'Oh, what a place'
Spruce-up project on horizon for Allen Fieldhouse
photo: basketball
Kansas won't be doing away with Allen Fieldhouse any time soon. But that doesn't mean the home to 16,300 Jayhawk fans on game nights won't be getting a facelift for the 50th anniversary season in 2004-05.
CHRIS LANDSBERGER/THE CAPITAL-JOURNAL

By Ric Anderson , The Capital-Journal

LAWRENCE -- The east wall glows in the night air, a sheer face of stone rising 60 feet above Naismith Drive and ablaze under candlepower.   Inside, the basketball court gleams amid a patchwork quilt of colors -- heavy on crimson and blue -- worn by 16,300 people.

There's nowhere Dallas Power would rather be than Allen Fieldhouse on a Kansas game night.   "Oh, what a place," the Topeka resident said. "Fantastic place to play basketball.

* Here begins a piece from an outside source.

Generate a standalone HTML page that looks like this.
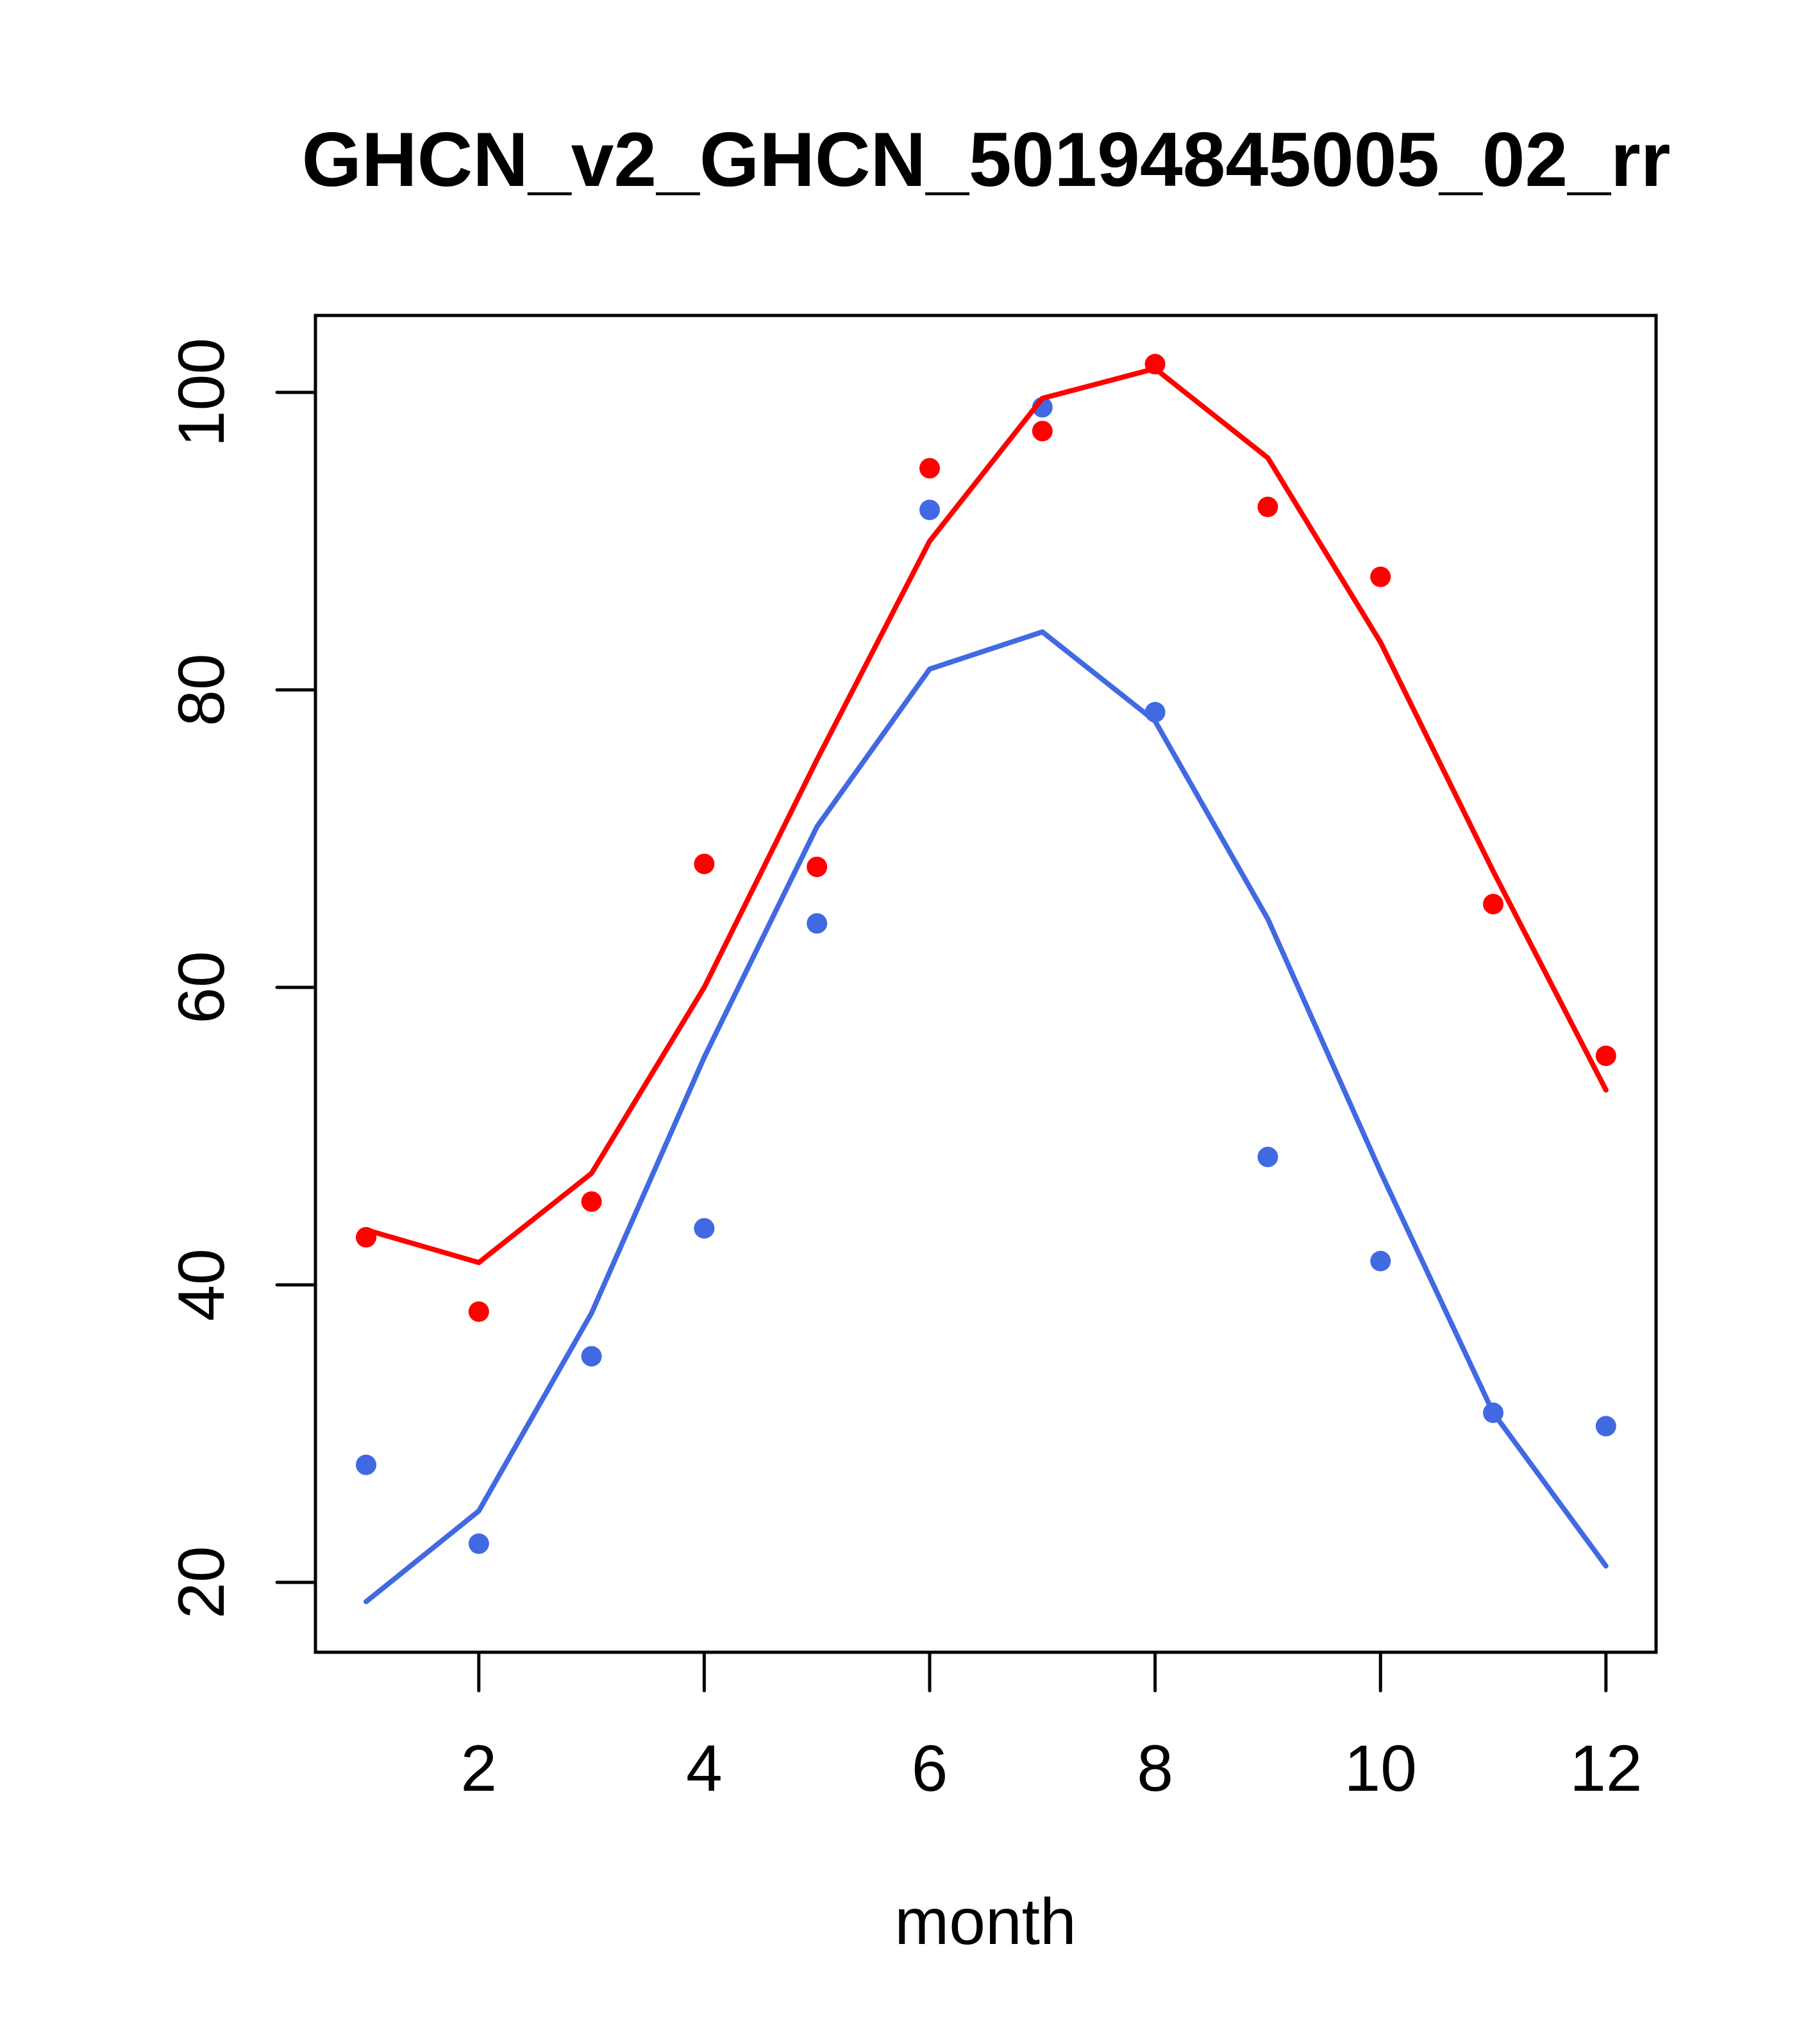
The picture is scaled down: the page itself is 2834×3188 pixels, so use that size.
<!DOCTYPE html>
<html><head><meta charset="utf-8"><style>
html,body{margin:0;padding:0;background:#fff;}
svg{display:block;}
text{font-family:"Liberation Sans",sans-serif;}
</style></head><body>
<svg id="chart" width="2834" height="3188" xmlns="http://www.w3.org/2000/svg">
<rect width="2834" height="3188" fill="#fff"/>
<text x="1538" y="290" text-anchor="middle" font-weight="bold" font-size="120">GHCN_v2_GHCN_50194845005_02_rr</text>
<text x="1537" y="3032" text-anchor="middle" font-size="102">month</text>
<g id="axes"></g>
<g id="series"></g>
<rect x="492" y="492" width="2091" height="2085" fill="none" stroke="#000" stroke-width="5"/>
</svg>
<script>
const months=[1,2,3,4,5,6,7,8,9,10,11,12];
const redLine=[43.7,41.5,47.5,60,75.3,90,99.6,101.6,95.6,83.2,67.8,53.1];
const redPoints=[43.2,38.2,45.6,68.3,68.1,94.9,97.4,101.9,92.3,87.6,65.6,55.4];
const blueLine=[18.7,24.8,38.1,55.3,70.8,81.4,83.9,77.9,64.6,47.6,31.4,21.1];
const bluePoints=[27.9,22.6,35.2,43.8,64.3,92.1,99.0,78.5,48.6,41.6,31.4,30.5];
const xTicks=[2,4,6,8,10,12];
const yTicks=[20,40,60,80,100];

const NS="http://www.w3.org/2000/svg";
function X(v){return 571+(v-1)*175.8;}
function Y(v){return 612+(100-v)*23.2;}
function mk(tag,attrs,parent){const e=document.createElementNS(NS,tag);for(const k in attrs)e.setAttribute(k,attrs[k]);parent.appendChild(e);return e;}
const axes=document.getElementById('axes');
const series=document.getElementById('series');
xTicks.forEach(t=>{
  const l=mk('line',{x1:X(t),x2:X(t),y1:2577,y2:2637,stroke:'#000','stroke-width':5,'stroke-linecap':'round'},axes);
  
  
  const tx=mk('text',{x:X(t),y:2793,'text-anchor':'middle','font-size':102},axes);
  tx.textContent=t;
  
  
});
yTicks.forEach(t=>{
  const l=mk('line',{x1:432,x2:492,y1:Y(t),y2:Y(t),stroke:'#000','stroke-width':5,'stroke-linecap':'round'},axes);
  
  
  const tx=mk('text',{x:0,y:0,'text-anchor':'middle','font-size':102,transform:'translate(349,'+Y(t)+') rotate(-90)'},axes);
  tx.textContent=t;
  
  
});
function line(vals,color,name){
  const p=mk('polyline',{points:months.map((m,i)=>X(m)+','+Y(vals[i])).join(' '),fill:'none',stroke:color,'stroke-width':8,'stroke-linecap':'round','stroke-linejoin':'round'},series);
  
  
}
function pts(vals,color,name){
  months.forEach((m,i)=>{
    const c=mk('circle',{cx:X(m),cy:Y(vals[i]),r:16,fill:color},series);
    
    
  });
}
pts(bluePoints,'#4169E1','blue-point');
pts(redPoints,'#FF0000','red-point');
line(redLine,'#FF0000','red-line');
line(blueLine,'#4169E1','blue-line');
</script>
</body></html>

We've been to several other arenas following KU on the road, but none really have the atmosphere of Allen Fieldhouse. You walk into those other places, and you can admire the architecture and notice that their concession areas are a little nicer than ours and their rest rooms are more modern, but they don't have what we have.

 
photo: basketball
Phog Allen stood in front of the new arena in 1955.
SUBMITTED

"Ours is Allen Fieldhouse, and that makes the difference."

For 48 seasons, the fieldhouse has captivated Power and generations of people like him. Dick Vitale gets a little more animated than usual -- and that's saying something -- when he talks about the place. Sports Illustrated called it the most underrated arena in college hoops. Even former Missouri coach Norm Stewart, who hated Kansas so much he booked his teams in motels in Kansas City, Mo., before games in Lawrence, spoke fondly of the fieldhouse when he returned last season to be honored by former KU coach Roy Williams.

But beneath the compliments and rich atmosphere lies a building that in some ways is showing its 48 years.   Rust spreads on bathroom fixtures so old they look like they could have been used by Phog Allen himself. Jury-rigged television cables sag from the ceiling in the west entrance. Buckets are placed outside offices to catch condensation from window air-conditioners, necessitated by the lack of a building-wide cooling unit.

Major problems? Hardly. But throw in the fact that the place hasn't been repainted in 25 years, and KU senior associate athletic director Richard Konzem says officials know there's plenty of sprucing up to do.   "We've talked about it, and for the 50th year anniversary, you'll need to have done something," he said. "Right now, for instance, we just have painted cinder block walls in the concourse areas. And we've done a pretty good job of dressing up the east entrance, but still it's just blue, square tile. So you put in nicer siding, you put in a nicer flooring concept than what we have. You do a lot of things aesthetically."

To prepare the fieldhouse for its 50th season, 2004-05, Konzem also would like to see coverings for dozens of feet of exposed pipe, new bathroom fixtures and a long list of "continual maintenance projects that you need to be able to do." Officials haven't determined the cost of their touch-up project, which is in its beginning stages.

 
photo: basketball
Years of fan excitement has worn the paint from many of the stairways and seating sections at Allen Fieldhouse.
NICK KRUG/THE CAPITAL-JOURNAL

While the shortcomings seem especially glaring in a league that boasts such palaces as Texas Tech's $62 million United Spirit Arena and Oklahoma State's Gallagher-Iba Arena, which recently underwent a $55 million renovation, nobody's seriously talking about replacing the fieldhouse. The building is strong and safe, having recently been renovated to add a sprinkler system for fire protection. KU basketball coach Bill Self, like Williams, says he wouldn't dream of doing away with the fieldhouse.

That doesn't mean, however, that significant changes won't happen in the near future. Immediate items on the wish list include a new video scoreboard, which would be used to show replays and an intro sequence, and improvements in the building's notoriously sketchy public-address system.   Konzem said architects also have presented at least a couple of proposals for additions, one for luxury boxes on the west side and the other for a club level on the north end.

But thus far, Konzem said, there's been no serious push to add on. Officials are wary about doing anything that would radically alter the building's exterior, and, besides, the fieldhouse is doing just fine as a cash cow, thank you. Stained sinks, drooping cables and all, it keeps Power and 16,299 other people coming back for every game.

"It still works, in my opinion, because it's bleacher-type seating, so you crowd a lot more people in a smaller seating space," Konzem said. "When you go with chair-type seating in a whole place, one, people are more likely to sit there throughout and, two, they get spread out more. In those kinds of places, they use video and audio to create an atmosphere. Here, we get that from the stands. We don't have to manufacture it."